Die gesamtdeutsche Frau von heute müßte mehrere Dutzend Bücher einkaufen, um derart umfassend über sämtliche eventuelle Alltags- und Problemlagen informiert zu sein. Kompendien mit umfassendem Anspruch blühen nur in Gesellschaften, die sich multipler Narrative enthalten.
Hier gab es keine mißlichen Lagen und keinen Grund zu jammern (übers Älterwerden, über Diskriminierung, über Problemkinder). Es gab Herausforderungen, die bewältigt werden konnten – zum Teil mit bedenkenswerten Anleitungen! Die sinnstiftende Großerzählung hinter dem knapp tausendseitigen Leitfaden geht von einer vierfachen Bestimmungen der Frau aus, ohne diese Aufgabenfelder als Belastungen zu apostrophieren: Mutter, Hausherrin, Gefährtin des Mannes, Erwerbstätige.
Ich griff heute Nacht aus folgendem Grund auf dieses Buch zurück: Mir sind diesen Sommer wieder viele Angler begegnet. Das liegt an meiner Freiwasserschwimmleidenschaft. Wieviele Angler waren es wohl, verteilt über all die Seen und Weiher? Sechzig, siebzig? Frauenquote: null. Manchmal ist das rätselhaft. Daß Frauen selten eine Karriere als Maurer oder Schiffsbauschlosser anstreben, erklärt sich eigentlich von selbst, dergleichen, was Hobbies wie Motocross oder Boxen angeht.
Bei anderen Berufsfelder oder Leidenschaften bin ich unsicher. Eine Tochter hatte mal den Berufswunsch Höhlenforscherin. Sie suchte einen Praktikumsplatz. Auffällig: Unter allen akademischen Höhenforschern war keine Frau. Die DDR nun hatte sich das „Wirksamwerden der Frauen“ (sic!) in klassischen Männerberufen schon zu Zeiten auf die Fahnen geschrieben, als „Gendermainstreaming“ noch nicht erfunden war. Und dennoch, obwohl es heißt (meine Ausgabe von “Die Frau” datiert auf 1977), die Frau habe sich „im Arbeitsprozeß in allen Wirtschaftsbereichen und Industriezweigen durchgesetzt“, haben manche Berufsfelder ganz magere Frauenquoten, obwohl sie nicht mit körperlich äußerst anstrengender Arbeit verbunden sind:
Gerade ein Viertel aller Uhrmacher war weiblichen Geschlechts, desgleichen bei den Feinmechanikern, noch viel weniger bei den Funkmechanikern und den Tankwarten. Nur 0,4 % aller Fernkraftfahrer waren weiblich – eine dieser raren Frauen arbeitet übrigens seit vielen Jahren bei Antaios.
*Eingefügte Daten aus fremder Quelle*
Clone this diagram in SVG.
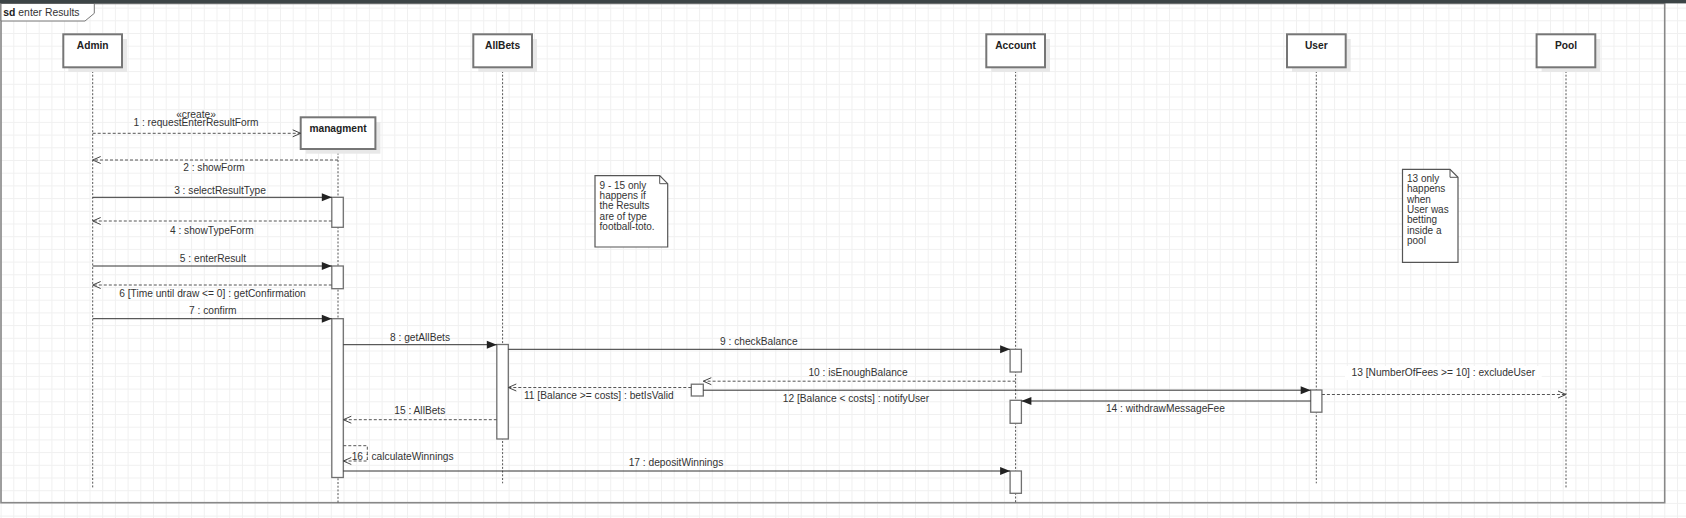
<svg xmlns="http://www.w3.org/2000/svg" width="1686" height="518" viewBox="0 0 1686 518">
<style>
text{font-family:"Liberation Sans",Arial,sans-serif;fill:#333;}
.lbl{font-size:10.2px;text-anchor:middle;}
.name{font-size:10.2px;font-weight:bold;text-anchor:middle;fill:#222;}
.note{font-size:10px;fill:#333;}
.box{fill:#fff;stroke:#767676;stroke-width:2;}
.shadow{fill:#e8e8e8;}
.life{stroke:#555;stroke-width:1;stroke-dasharray:2,1.7;fill:none;}
.act{fill:#fff;stroke:#707070;stroke-width:1.3;}
.sync{stroke:#333;stroke-width:1;fill:none;marker-end:url(#filled);}
.ret{stroke:#555;stroke-width:1;stroke-dasharray:3,2;fill:none;marker-end:url(#open);}
.notebox{fill:#fff;stroke:#555;stroke-width:1.2;}
</style>
<defs>
<pattern id="grid" width="12.7" height="12.7" patternUnits="userSpaceOnUse" x="0.6" y="7.6">
<path d="M0,0.5 H12.7 M0.5,0 V12.7" stroke="#f0f0f0" stroke-width="1" fill="none"/>
</pattern>
<marker id="filled" markerUnits="userSpaceOnUse" markerWidth="10" markerHeight="8" refX="10" refY="4" orient="auto" overflow="visible">
<path d="M0,0 L10,4 L0,8 Z" fill="#222" stroke="none"/>
</marker>
<marker id="open" markerUnits="userSpaceOnUse" markerWidth="9" markerHeight="8" refX="8" refY="3.5" orient="auto" overflow="visible">
<path d="M0,0 L8,3.5 L0,7" fill="none" stroke="#444" stroke-width="1" stroke-dasharray="none"/>
</marker>
</defs>

<rect x="0" y="0" width="1686" height="518" fill="#fff"/>
<rect x="0" y="0" width="1686" height="518" fill="url(#grid)"/>

<g id="frame">
<rect x="1" y="3.5" width="1663.7" height="499.2" fill="none" stroke="#888" stroke-width="1.6"/>
<path d="M1,3.5 H94.3 V13.3 L85,21 H1 Z" fill="#fff" stroke="#777" stroke-width="1"/>
<text x="3.3" y="15.7" style="font-size:10.4px"><tspan font-weight="bold" fill="#222">sd</tspan> enter Results</text>
</g>
<rect x="0" y="0" width="1686" height="3.4" fill="#3c4446"/>

<g id="lifelines">
<line class="life" x1="92.7" y1="67.3" x2="92.7" y2="488.3"/>
<line class="life" x1="338" y1="149" x2="338" y2="502.7"/>
<line class="life" x1="502.6" y1="67.3" x2="502.6" y2="483.3"/>
<line class="life" x1="1015.6" y1="67.3" x2="1015.6" y2="502.7"/>
<line class="life" x1="1316.3" y1="67.3" x2="1316.3" y2="483.3"/>
<line class="life" x1="1566" y1="67.3" x2="1566" y2="488.3"/>
</g>

<g id="node-admin">
<rect class="shadow" x="68.3" y="39" width="58.7" height="33"/>
<rect class="box" x="63.3" y="34.3" width="58.7" height="33"/>
<text class="name" x="92.7" y="49.3">Admin</text>
</g>
<g id="node-allbets">
<rect class="shadow" x="478.3" y="39" width="58.7" height="33"/>
<rect class="box" x="473.3" y="34.3" width="58.7" height="33"/>
<text class="name" x="502.6" y="49.3">AllBets</text>
</g>
<g id="node-account">
<rect class="shadow" x="991.3" y="39" width="58.7" height="33"/>
<rect class="box" x="986.3" y="34.3" width="58.7" height="33"/>
<text class="name" x="1015.6" y="49.3">Account</text>
</g>
<g id="node-user">
<rect class="shadow" x="1292" y="39" width="58.7" height="33"/>
<rect class="box" x="1287" y="34.3" width="58.7" height="33"/>
<text class="name" x="1316.3" y="49.3">User</text>
</g>
<g id="node-pool">
<rect class="shadow" x="1541.6" y="39" width="58.7" height="33"/>
<rect class="box" x="1536.6" y="34.3" width="58.7" height="33"/>
<text class="name" x="1566" y="49.3">Pool</text>
</g>
<g id="node-managment">
<rect class="shadow" x="305.7" y="122" width="74.7" height="31.7"/>
<rect class="box" x="300.7" y="117.3" width="74.7" height="31.7"/>
<text class="name" x="338" y="131.6">managment</text>
</g>

<g id="activations">
<rect class="act" x="331.8" y="197.3" width="11.5" height="30"/>
<rect class="act" x="331.8" y="266" width="11.5" height="22.7"/>
<rect class="act" x="331.8" y="318.7" width="11.5" height="158.8"/>
<rect class="act" x="496.8" y="344.5" width="11.5" height="94.5"/>
<rect class="act" x="1010.1" y="349.3" width="11.3" height="22.7"/>
<rect class="act" x="1010.1" y="400.3" width="11.3" height="23"/>
<rect class="act" x="1010.1" y="471" width="11.3" height="22.3"/>
<rect class="act" x="1310.7" y="390" width="11.2" height="22.2"/>
<rect class="act" x="691.3" y="384.2" width="12" height="11.8"/>
</g>

<g id="notes">
<g id="note-1">
<path class="notebox" d="M595,175.7 H659.7 L667.7,183.7 V247 H595 Z"/>
<path d="M659.7,175.7 V183.7 H667.7" fill="none" stroke="#555" stroke-width="1"/>
<text class="note" x="599.6" y="188.5">9 - 15 only</text>
<text class="note" x="599.6" y="198.9">happens if</text>
<text class="note" x="599.6" y="209.3">the Results</text>
<text class="note" x="599.6" y="219.7">are of type</text>
<text class="note" x="599.6" y="230.1">football-toto.</text>
</g>
<g id="note-2">
<path class="notebox" d="M1402.5,169.3 H1450 L1458,177.3 V262.3 H1402.5 Z"/>
<path d="M1450,169.3 V177.3 H1458" fill="none" stroke="#555" stroke-width="1"/>
<text class="note" x="1407" y="181.8">13 only</text>
<text class="note" x="1407" y="192.2">happens</text>
<text class="note" x="1407" y="202.6">when</text>
<text class="note" x="1407" y="213">User was</text>
<text class="note" x="1407" y="223.4">betting</text>
<text class="note" x="1407" y="233.8">inside a</text>
<text class="note" x="1407" y="244.2">pool</text>
</g>
</g>

<g id="connectors">
<line class="ret" x1="92.7" y1="133.3" x2="300.7" y2="133.3"/>
<text class="lbl" x="196" y="117.6">«create»</text>
<text class="lbl" x="196" y="126.3">1 : requestEnterResultForm</text>

<line class="ret" x1="338" y1="160" x2="92.7" y2="160"/>
<text class="lbl" x="214" y="171.3">2 : showForm</text>

<line class="sync" x1="92.7" y1="197.3" x2="331.8" y2="197.3"/>
<text class="lbl" x="220" y="193.6">3 : selectResultType</text>

<line class="ret" x1="331.8" y1="221" x2="92.7" y2="221"/>
<text class="lbl" x="211.8" y="233.6">4 : showTypeForm</text>

<line class="sync" x1="92.7" y1="266" x2="331.8" y2="266"/>
<text class="lbl" x="213" y="262">5 : enterResult</text>

<line class="ret" x1="331.8" y1="285" x2="92.7" y2="285"/>
<text class="lbl" x="212.5" y="297.3">6 [Time until draw &lt;= 0] : getConfirmation</text>

<line class="sync" x1="92.7" y1="318.7" x2="331.8" y2="318.7"/>
<text class="lbl" x="212.8" y="314.3">7 : confirm</text>

<line class="sync" x1="343.3" y1="344.7" x2="496.8" y2="344.7"/>
<text class="lbl" x="420" y="340.6">8 : getAllBets</text>

<line class="sync" x1="508.3" y1="349.3" x2="1010.1" y2="349.3"/>
<text class="lbl" x="758.8" y="345.3">9 : checkBalance</text>

<line class="ret" x1="1015.6" y1="381.2" x2="703.3" y2="381.2"/>
<text class="lbl" x="858" y="376.3">10 : isEnoughBalance</text>

<line class="ret" x1="691.3" y1="387.5" x2="508.3" y2="387.5"/>
<text class="lbl" x="598.8" y="399.3">11 [Balance &gt;= costs] : betIsValid</text>

<line class="sync" x1="703.3" y1="390.2" x2="1310.7" y2="390.2"/>
<text class="lbl" x="856" y="402.3">12 [Balance &lt; costs] : notifyUser</text>

<rect x="1345" y="366" width="196.7" height="14" fill="#fff"/>
<line class="ret" x1="1321.9" y1="394.5" x2="1566" y2="394.5"/>
<text class="lbl" x="1443.3" y="376">13 [NumberOfFees &gt;= 10] : excludeUser</text>

<line class="sync" x1="1310.7" y1="401" x2="1021.4" y2="401"/>
<text class="lbl" x="1165.4" y="412.3">14 : withdrawMessageFee</text>

<line class="ret" x1="496.8" y1="419.7" x2="343.3" y2="419.7"/>
<text class="lbl" x="419.8" y="414.3">15 : AllBets</text>

<path class="ret" d="M343.3,445.7 H367.3 V461 H343.3"/>
<text class="lbl" x="351.7" y="460.3" style="text-anchor:start">16 : calculateWinnings</text>

<line class="sync" x1="343.3" y1="471" x2="1010.1" y2="471"/>
<text class="lbl" x="676" y="466.3">17 : depositWinnings</text>
</g>
</svg>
Nun, was ist mit dem Angeln? Wir hatten heute Kindergeburtstag. Ein Klassenkamerad der feiernden Tochter, Jungangler aus Passion, klärt mich auf. Ich zitiere den Wortlaut: „Es gab mal eine Frauensparte. Da wurde eine von einem Wels ins Wasser gezogen, die ist ertrunken. Eine andere ging auf Karpfen. Die hatte so was von Muskelkater, richtig derbe, die mußte aufgeben. Da haben die anderen Frauen sich gesagt: Nee, das lassen wir lieber. Und deshalb haben wir jetzt nur Männer. Ist so.“
Ach so!
Carsten
Ich weiß, warum Frauen nicht angeln:
Haben Sie schon mal zwei Angler beobachtet, die stundenlang schweigend auf ihre Ruten starren und ab und zu einen Schluck aus der Bierpulle nehmen? Frauen könnten nicht so dasitzen ohne zu reden.